===== RAW DATA

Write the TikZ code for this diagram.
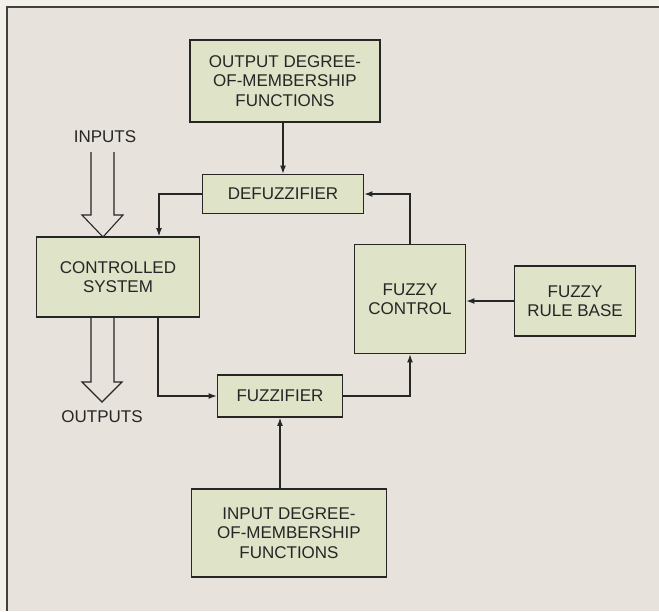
\documentclass[tikz,border=0pt]{standalone}
\usepackage{fontspec}
\setmainfont{Liberation Sans}
\usetikzlibrary{positioning, arrows.meta}
\definecolor{boxfill}{HTML}{DFE3C8}
\definecolor{paper}{HTML}{E7E3DC}
\definecolor{margin}{HTML}{F3F0EA}
\definecolor{ink}{HTML}{262626}

\begin{document}
\begin{tikzpicture}[
    x=1pt, y=-1pt,
    >=Latex,
    font=\fontsize{17}{19.5}\selectfont,
    text=ink,
    block/.style={draw=ink, line width=1.9pt, fill=boxfill, align=center, inner sep=0pt},
    link/.style={->, draw=ink, line width=1.1pt, >={Latex[length=8pt, width=6pt]}},
    hollow/.style={draw=ink, line width=1.1pt, fill=paper, line join=miter},
    tag/.style={inner sep=0pt},
]

% page and frame
\useasboundingbox (0,0) rectangle (659,611);
\fill[margin] (0,0) rectangle (659,611);
\fill[paper] (7,7) rectangle (659,611);
\draw[line width=1.5pt, black!75] (7,611) -- (7,7) -- (659,7);

% blocks
\node[block, minimum width=190pt, minimum height=82pt] (outdom) at (285,81) {OUTPUT DEGREE-\\OF-MEMBERSHIP\\FUNCTIONS};
\node[block, minimum width=161pt, minimum height=39pt] (defuzz) at (283,194) {DEFUZZIFIER};
\node[block, minimum width=163pt, minimum height=80pt] (plant) at (118,277) {CONTROLLED\\SYSTEM};
\node[block, minimum width=111pt, minimum height=109pt] (fcontrol) at (410,299) {FUZZY\\CONTROL};
\node[block, minimum width=121pt, minimum height=70pt] (rulebase) at (575,301) {FUZZY\\RULE BASE};
\node[block, minimum width=125pt, minimum height=42pt] (fuzz) at (280,396) {FUZZIFIER};
\node[block, minimum width=195pt, minimum height=88pt] (indom) at (289,533) {INPUT DEGREE-\\OF-MEMBERSHIP\\FUNCTIONS};

% inputs and outputs
\node[tag] (inputs) at (105,137) {INPUTS};
\node[tag] (outputs) at (102,417) {OUTPUTS};
\coordinate (intip) at (103,237);
\coordinate (outtip) at (102,402);

\draw[hollow] (91,152) -- (91,215) -- (82,215) -- (intip) -- (123,215) -- (114,215) -- (114,152);
\draw[hollow] (91,318) -- (91,382) -- (82,382) -- (outtip) -- (122,382) -- (114,382) -- (114,318);

% connectors
\draw[link] (defuzz.north |- outdom.south) -- (defuzz.north);
\draw[link] (defuzz.west) -| ([xshift=41pt]plant.north);
\draw[link] (fcontrol.north) |- (defuzz.east);
\draw[link] (rulebase.west) -- (rulebase.west -| fcontrol.east);
\draw[link] ([xshift=40pt]plant.south) |- (fuzz.west);
\draw[link] (fuzz.east) -| (fcontrol.south);
\draw[link] (indom.north -| fuzz.south) -- (fuzz.south);
\end{tikzpicture}
\end{document}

==========

§ PROBLEM STATEMENT: Repeat the material above verbatim, with no pictures in the output.

§ RESPONSE TO THE EXERCISE:
Write the TikZ code for this diagram.
\documentclass[tikz,border=0pt]{standalone}
\usepackage{fontspec}
\setmainfont{Liberation Sans}
\usetikzlibrary{positioning, arrows.meta}
\definecolor{boxfill}{HTML}{DFE3C8}
\definecolor{paper}{HTML}{E7E3DC}
\definecolor{margin}{HTML}{F3F0EA}
\definecolor{ink}{HTML}{262626}

\begin{document}
\begin{tikzpicture}[
    x=1pt, y=-1pt,
    >=Latex,
    font=\fontsize{17}{19.5}\selectfont,
    text=ink,
    block/.style={draw=ink, line width=1.9pt, fill=boxfill, align=center, inner sep=0pt},
    link/.style={->, draw=ink, line width=1.1pt, >={Latex[length=8pt, width=6pt]}},
    hollow/.style={draw=ink, line width=1.1pt, fill=paper, line join=miter},
    tag/.style={inner sep=0pt},
]

% page and frame
\useasboundingbox (0,0) rectangle (659,611);
\fill[margin] (0,0) rectangle (659,611);
\fill[paper] (7,7) rectangle (659,611);
\draw[line width=1.5pt, black!75] (7,611) -- (7,7) -- (659,7);

% blocks
\node[block, minimum width=190pt, minimum height=82pt] (outdom) at (285,81) {OUTPUT DEGREE-\\OF-MEMBERSHIP\\FUNCTIONS};
\node[block, minimum width=161pt, minimum height=39pt] (defuzz) at (283,194) {DEFUZZIFIER};
\node[block, minimum width=163pt, minimum height=80pt] (plant) at (118,277) {CONTROLLED\\SYSTEM};
\node[block, minimum width=111pt, minimum height=109pt] (fcontrol) at (410,299) {FUZZY\\CONTROL};
\node[block, minimum width=121pt, minimum height=70pt] (rulebase) at (575,301) {FUZZY\\RULE BASE};
\node[block, minimum width=125pt, minimum height=42pt] (fuzz) at (280,396) {FUZZIFIER};
\node[block, minimum width=195pt, minimum height=88pt] (indom) at (289,533) {INPUT DEGREE-\\OF-MEMBERSHIP\\FUNCTIONS};

% inputs and outputs
\node[tag] (inputs) at (105,137) {INPUTS};
\node[tag] (outputs) at (102,417) {OUTPUTS};
\coordinate (intip) at (103,237);
\coordinate (outtip) at (102,402);

\draw[hollow] (91,152) -- (91,215) -- (82,215) -- (intip) -- (123,215) -- (114,215) -- (114,152);
\draw[hollow] (91,318) -- (91,382) -- (82,382) -- (outtip) -- (122,382) -- (114,382) -- (114,318);

% connectors
\draw[link] (defuzz.north |- outdom.south) -- (defuzz.north);
\draw[link] (defuzz.west) -| ([xshift=41pt]plant.north);
\draw[link] (fcontrol.north) |- (defuzz.east);
\draw[link] (rulebase.west) -- (rulebase.west -| fcontrol.east);
\draw[link] ([xshift=40pt]plant.south) |- (fuzz.west);
\draw[link] (fuzz.east) -| (fcontrol.south);
\draw[link] (indom.north -| fuzz.south) -- (fuzz.south);
\end{tikzpicture}
\end{document}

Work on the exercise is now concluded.